Consider well that, in the wide world, the bravest persons seem to come from among those peoples that give the most honor for brave actions and dishonor for cowardly actions. We can think here of the heroes in the Iliad, think of the words of Hector and those of Diomedes. Hector says: "First will Polydamas be to call me out [on this] in front of everyone." And he is telling himself this in order to talk himself out of running away from Achilles (who everyone knows to be the greatest warrior). Diomedes says: "One day Hector will be out there among the Trojans and cry out before everyone 'Oh how afraid was that son of Tydeus! And how he fled from my face!'" Here Diomedes is thinking about how he will lose face if he does not step up against Hector. In both cases, the heroes do talk themselves into facing danger, because they prize their honor.
So we can see here how the heroes do have the virtue of courage; the reason why they avoid vice is because of the pain they would feel at being dishonored. This is what they are thinking of, and it helps them to bring up their courage. A coward would either not think of such things or they would not care enough about the dishonor for it to make them rather want to do the brave and dangerous thing.
OK, now compare this to people who are forced to face danger, but not because they fear dishonor, but rather because they fear their masters more than their foes. As Hector says to such persons: "But if I find anyone cowering far away from the fighting, vainly will such a one hope to escape from the dogs." (Meaning he would kill them like a deserter and feed their body to the dogs.) Or those who beat people if they try to retreat or put a moat behind them or burn their ships. In all these cases, people have no choice but to face the danger. But where this is no choice, there can be no virtue. Virtue always involves choice.
(2) Second is the courage that comes from experience. Indeed, Socrates used to say that courage is knowledge. You can see it in mercenaries when they are in battles. They know from experience what is really dangerous, as opposed to what is alarming, but not actually dangerous.
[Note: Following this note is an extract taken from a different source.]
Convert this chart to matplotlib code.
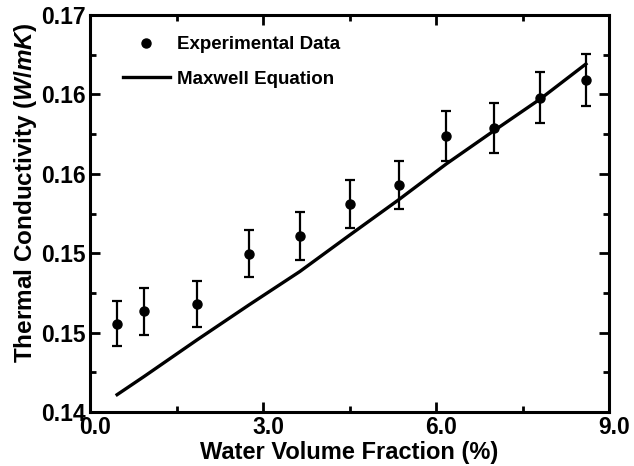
import numpy as np
import matplotlib
matplotlib.use("Agg")
import matplotlib.pyplot as plt
from matplotlib.ticker import FormatStrFormatter
from matplotlib.transforms import ScaledTranslation

# 數據
water_fraction = [0.47, 0.94, 1.86, 2.76, 3.64, 4.51, 5.35, 6.18, 7.00, 7.81, 8.60]
k_measured = [0.14667, 0.14760, 0.14815, 0.15196, 0.15331, 0.15570,
              0.15716, 0.16084, 0.16149, 0.16376, 0.16509]
k_error = [0.00172, 0.00177, 0.00175, 0.00179, 0.00181, 0.00182,
           0.00184, 0.00189, 0.00189, 0.00191, 0.00196]
k_maxwell = [0.14131, 0.14269, 0.14546, 0.14810, 0.15062, 0.15339,
             0.15603, 0.15875, 0.16124, 0.16366, 0.16630]

x_ticks = [0.0, 3.0, 6.0, 9.0]
y_ticks = [0.140, 0.146, 0.152, 0.158, 0.164, 0.170]

plt.rcParams['font.family'] = ['Liberation Sans', 'DejaVu Sans']
plt.rcParams['font.weight'] = 'bold'
plt.rcParams['mathtext.fontset'] = 'custom'
plt.rcParams['mathtext.it'] = 'Liberation Sans:italic:bold'
plt.rcParams['mathtext.rm'] = 'Liberation Sans:bold'

fig = plt.figure(figsize=(6.34, 4.66), dpi=100)
ax = fig.add_axes([90 / 634, 54 / 466, 519 / 634, 397 / 466])

# 實驗數據 + 誤差棒
ax.errorbar(water_fraction, k_measured, yerr=k_error, fmt='none', ecolor='k',
            elinewidth=1.6, capsize=3.5, capthick=1.6)
ax.plot(water_fraction, k_measured, 'o', color='k', ms=6.5, label='Experimental Data')

# Maxwell 方程
ax.plot(water_fraction, k_maxwell, '-', color='k', lw=2.4, label='Maxwell Equation')

ax.set_xlim(0, 9)
ax.set_ylim(0.14, 0.17)
ax.set_xticks(x_ticks)
ax.set_yticks(y_ticks)
ax.set_xticks([1.5, 4.5, 7.5], minor=True)
ax.set_yticks([0.143, 0.149, 0.155, 0.161, 0.167], minor=True)
ax.xaxis.set_major_formatter(FormatStrFormatter('%.1f'))
ax.yaxis.set_major_formatter(FormatStrFormatter('%.2f'))

ax.tick_params(which='both', direction='in', top=True, right=True, width=2,
               labelsize=16.5, pad=3)
ax.tick_params(which='major', length=7)
ax.tick_params(which='minor', length=4)
for s in ax.spines.values():
    s.set_linewidth(2.2)

# x 刻度標籤稍微右移（與原圖一致）
shift = ScaledTranslation(5 / 100, 0, fig.dpi_scale_trans)
for lab in ax.get_xticklabels():
    lab.set_transform(lab.get_transform() + shift)

ax.set_xlabel('Water Volume Fraction (%)', fontsize=17, fontweight='bold', labelpad=1)
ax.set_ylabel(r'Thermal Conductivity $\mathit{(W/mK)}$', fontsize=17.5, fontweight='bold')
ax.yaxis.set_label_coords(-0.099, 0.552)

ax.legend(loc='upper left', bbox_to_anchor=(0.0636, 0.947), frameon=False,
          fontsize=13.5, borderpad=0, borderaxespad=0, handlelength=2.5,
          handletextpad=0.4, labelspacing=0.92, numpoints=1)

plt.savefig('out.png', dpi=100)
plt.close()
Yet when something alarming happens, the inexperienced soldiers see that the mercenaries are not concerned, and the inexperienced think it is because the mercenaries are very brave, when in reality the mercenaries do not care because they know there is no danger. But still, the inexperienced mistakenly call that bravery. Mercenaries also seem all the more courageous when they fight against nervous opponents. They are like trained athletes against amateurs. But just because someone is a trained athlete, that does not make them a champion or even a good sportsman. Mercenaries turn cowardly when great dangers or hardships are put on them. Mercenaries are the first to flee, while the citizen-soldiers stand their ground and will die for their country.
(3) Next, let us consider people who face dangers when they are in the heat of passion. Is it right to call these people courageous? They do the same acts, but unless they make a choice to do them for the sake of good, then we cannot say that they are truly courageous (again, virtue always involves choice).
We can see that wild beasts (such as lions and wild boars) will suddenly charge against men and dogs when they have been cornered, which seems like a brave thing, and yet beasts do not commit acts of virtue.
Fine, but what of the heroes in the Iliad? Homer describes of one that he "put strength into his passion", and another that he "aroused his spirit and passion", and "hard he breathed panting", and "his blood boiled". All these expressions are about heroes stirring up and feeling passion as they go out to do brave deeds. Are the heroes virtuous here or are they more like wild beasts? They are virtuous; they choose to act for the sake of honor and country, and these are good things.
Note also that their passions are stirred up by the heroes themselves, by their force of will, because they choose to do so. And they choose to do so because they know that from their passions they can get the strength they need to carry off their deeds of valor. These heroes use their passions as a means to a noble end. So, clearly, the heroes do act with courage.
Now, people suffer pain when they burn under an offense that they have taken; they long to get revenge, and to be relieved of the pain they feel, and that desire for revenge drives them to do risky things in order to satisfy it. Now, are such people to be called courageous? No, when they do not truly act for the sake of honor and as one would expect, then they are not courageous, but pugnacious. Someone that is always spoiling for a fight and tries to get angry on purpose over little things is not virtuous, and is not truly brave. Often you will see such a one try to take offense from someone, but then when they see the other is willing to fight them, they will just as soon drop it and back away. From this you can see the difference between true courage and acting tough.
(4) Sanguine people are not brave, though they seem like it. Here we mean people that are confident because they have often won. This is confidence for foolish reasons. These people have a confidence like drunks do, who fancy themselves to be the best and unconquerable. But when things do not go well for these people, you can quickly see how different they are from those with real courage. Those with real courage undertake what is terrible, because it is noble to do so, and disgraceful not to. Also, those with real courage can be seen when there is something that comes up that nobody is ready for. They are less disturbed than normal people. But this difference is not so easily seen when everyone knows what is going to happen in advance and can figure out what to do beforehand. But character is seen most in how people handle surprises.
(5) There are also those who attempt brave things and do not even know what it is that they are getting themselves into. We cannot say these people are acting with the virtue of courage. If you are courageous then you choose to face dangers or endure hardships for the sake of something good. These people are not choosing to face dangers, because they do not even know that the dangers exist.
Now, by this point, it should be clear that while there many ways in which someone may appear to be brave and courageous, the truly brave and courageous have the character of one that faces danger and endures hardships by their own choice and for sake of what is noble and worthy.